See her success as a blessing not a curse.

It’s not a competition between you and your wife to be the best caretaker or provider. Get on each other’s team. See that every win she makes is a win for you too. It’s only going to benefit you in the end.

Be partners.

Leonie & I have always had a single bank account. We make all our financial decisions together. We’re in it for life. We’re team mates.

Everytime she wins, it’s a win for me too. I know she’s working not just for herself, but for me and our daughter(s). Anything I can do to support her in doing that ends up being a win for our whole family.

How to be a “trophy husband”

At a certain point, it might be the right thing for you and your wife and family for you to be what my wife likes to call a “trophy husband”. (She’s joking of course – I don’t really mind. But I did refuse when she wanted to buy me a Trophy Husband t-shirt. It didn’t come in my size.)

In order for our business to grow, and for us to be location independent and live in a small village in the rainforest, she needed me at home to look after our daughter and help out with various business and life things.

You really need to talk it out and work out ways for it to work for you. If you’re not ready to do it, you’ll need to help your wife find the support she needs so she can work.

When you do make the change from paid work to house husband/stay at home dad/sex slave (editor’s note: Leonie totally put that in there) it does take time to feel comfortable in your new role. We had to keep talking about it for months and months and months afterwards to find the right balance for us both to feel fulfilled and good.

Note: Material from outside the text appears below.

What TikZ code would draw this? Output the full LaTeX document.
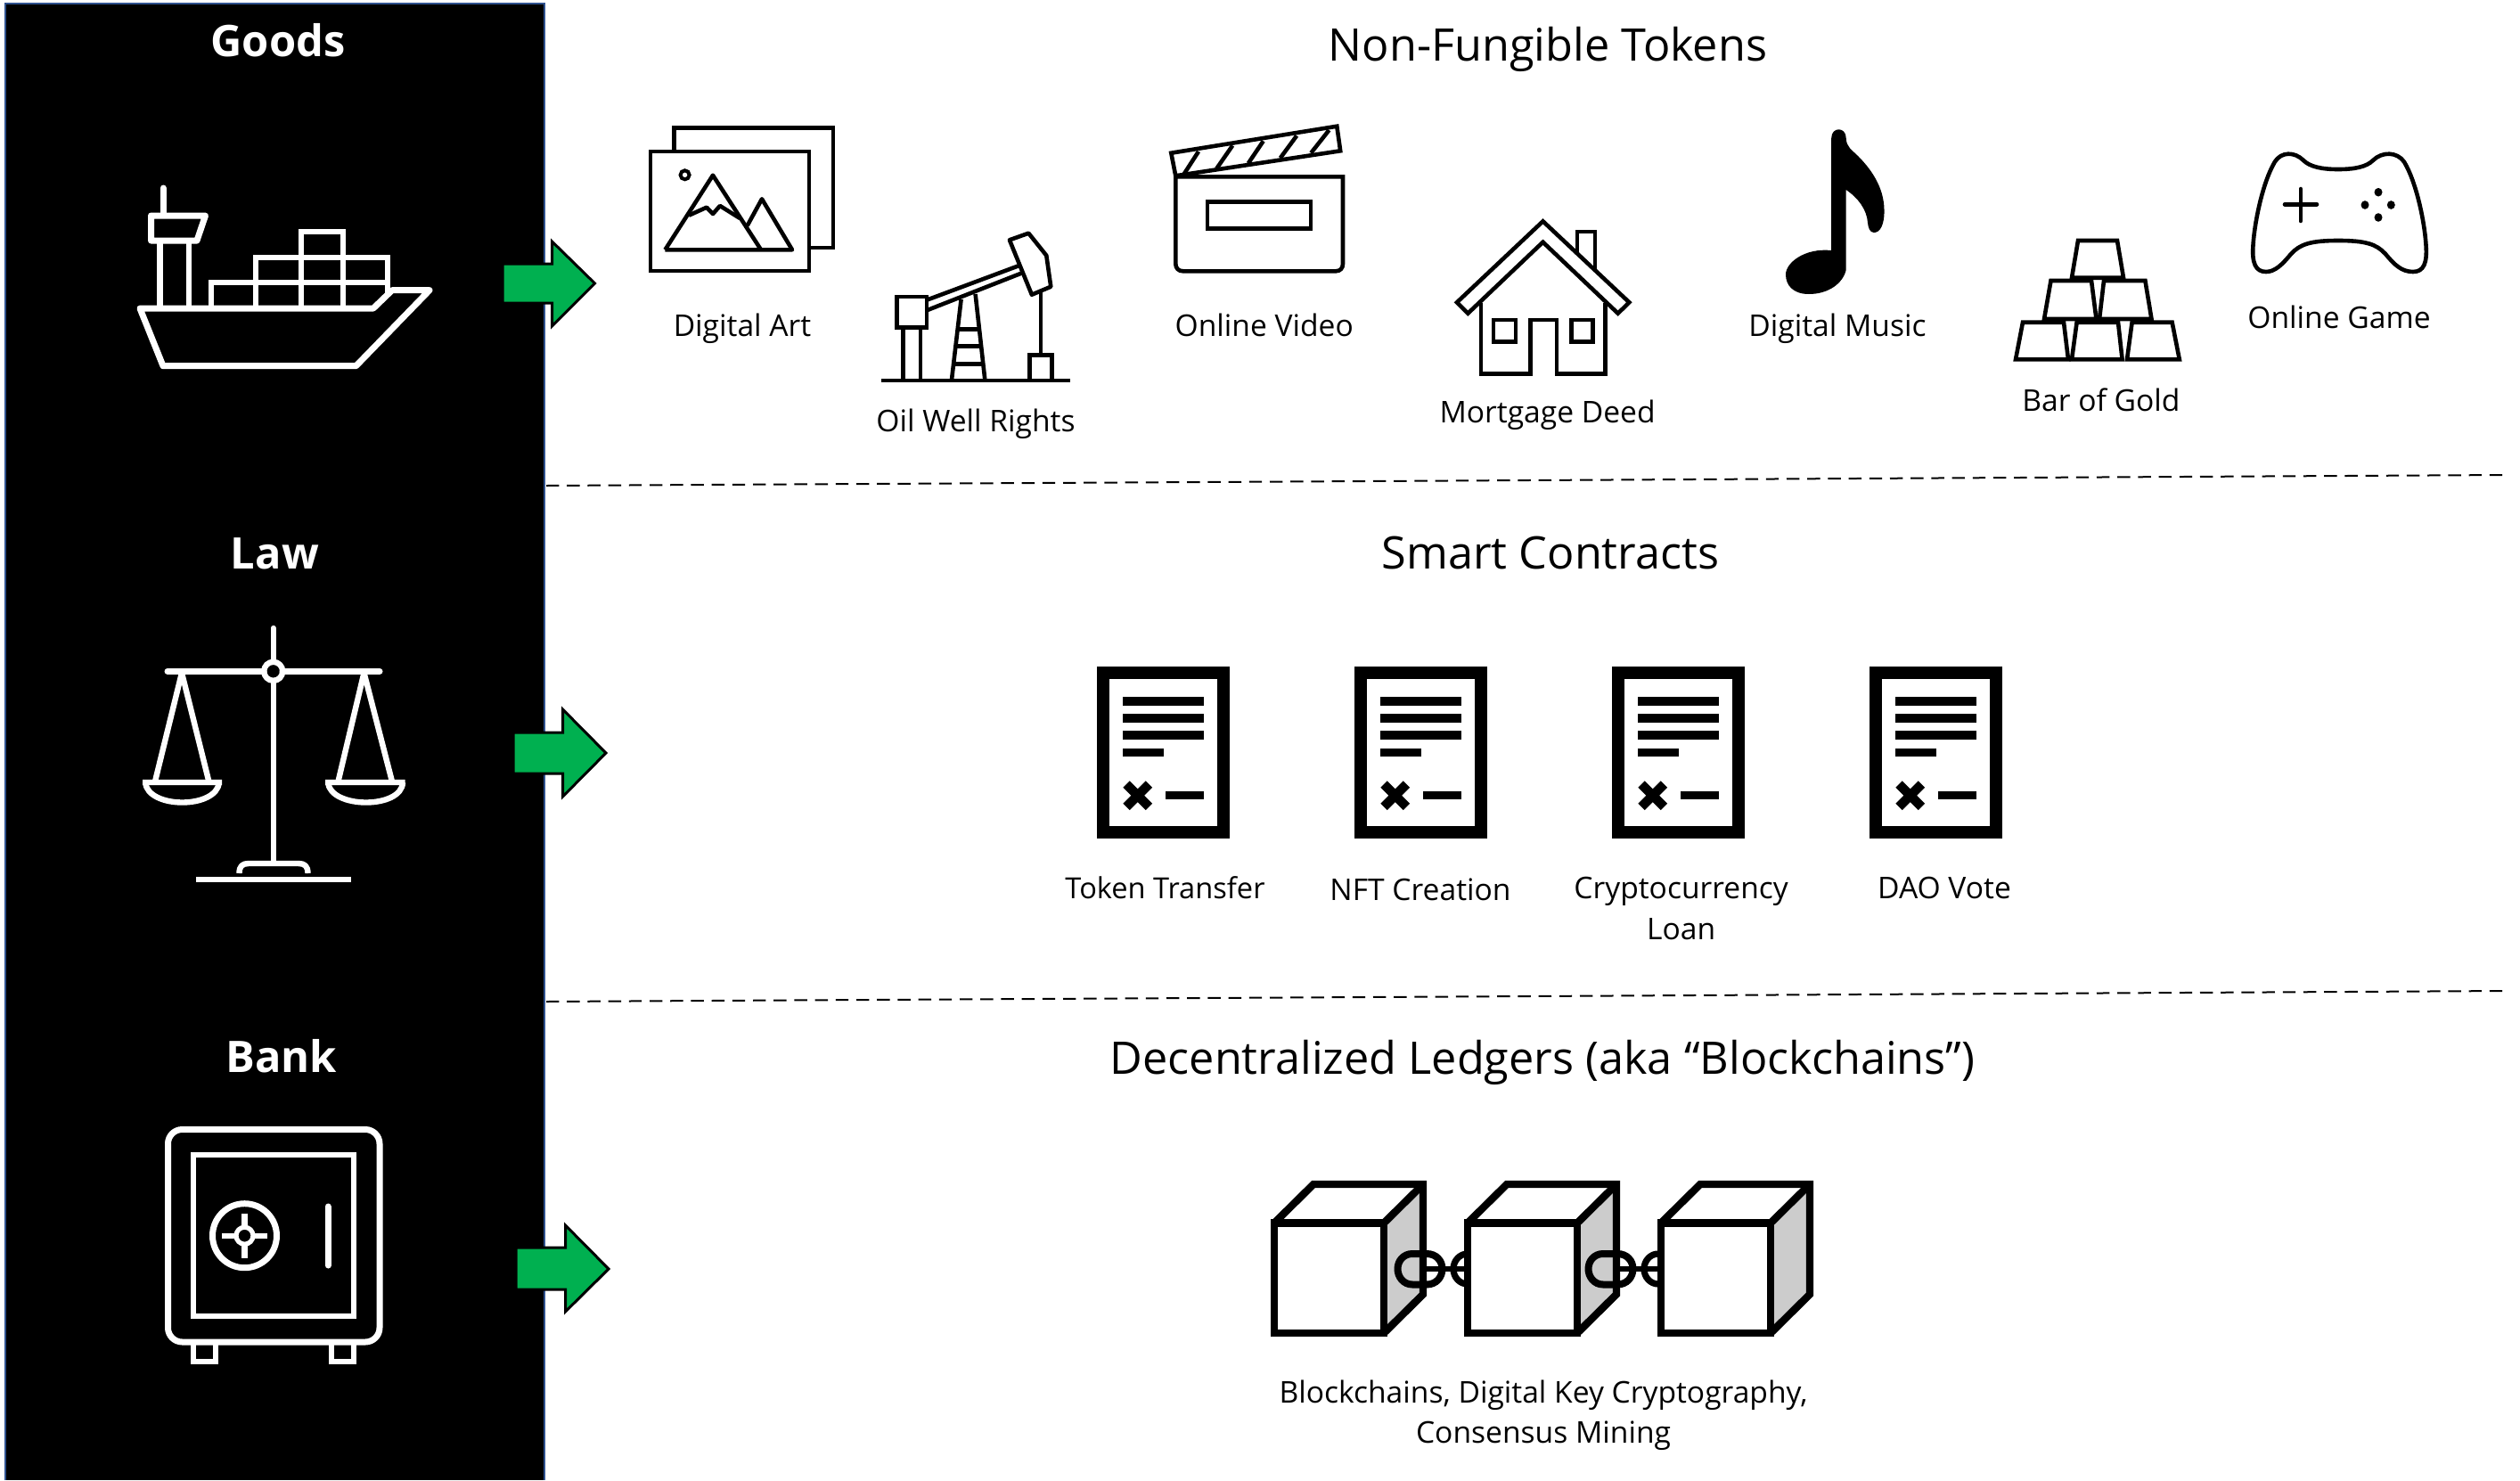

Remember to take time for your interests and keep on following them. I’ve kept up with music, reading books and studying Psychology part time, and it’s really helped me feel less rudder-less in our new lifestyle.

Be willing to be wrong

I’m not the same person who I was 13 years ago when I first met Leonie – and neither is she. Along the way we’ve really had to learn how to get over ourselves, communicate, work through our own personal stuff and get on the same page.

Getting personal counselling & relationship counselling can mean the world of difference in your own self and in your relationship. Be willing to front up to where you got it wrong so you don’t have to make the same mistakes again. Try and find the grace and understanding to forgive your wife for not having it all together all the time either. It can be really hard for two humans with all their foibles to be in love, but it is worth it. It’s the greatest learning journey you can be on. And the love keeps getting bigger as you both keep learning and growing and getting over yourselves.

Most of all, good luck and know that it’s a good life, and that a really wonderful relationship can be yours as you both grow.

For the womenfolk:

Here’s what women can do to help their men adjust to change:

Communicate communicate communicate

If you haven’t worked out how to communicate yet without sulking, yelling or storming off, you need to keep on working on it. Whether you get personal counselling, relationship counselling or keep studying how to communicate, it’s the thing that will help your relationship weather all storms.

See your husband as being on your team, and really work at making sure both of you feel great about the direction you are going in.

It’s a lot of work, but it is worth it.

Talk numbers

If you’re starting or growing a business and you’re trying to get your husband to believe in what you are doing, the best way of doing it is by showing him. He’ll probably start glazing over when you talk about what you want to do and how it’s going to go. Instead, tell him what you have done, what results you are getting, what the numbers are (i.e. what income/profit you are making, how many people are coming into your store or are visiting your website). Numbers conversations can be uncomfortable – sometimes because numbers aren’t where you want them to be. But you still need to get real about them and get honest with yourself and your husband.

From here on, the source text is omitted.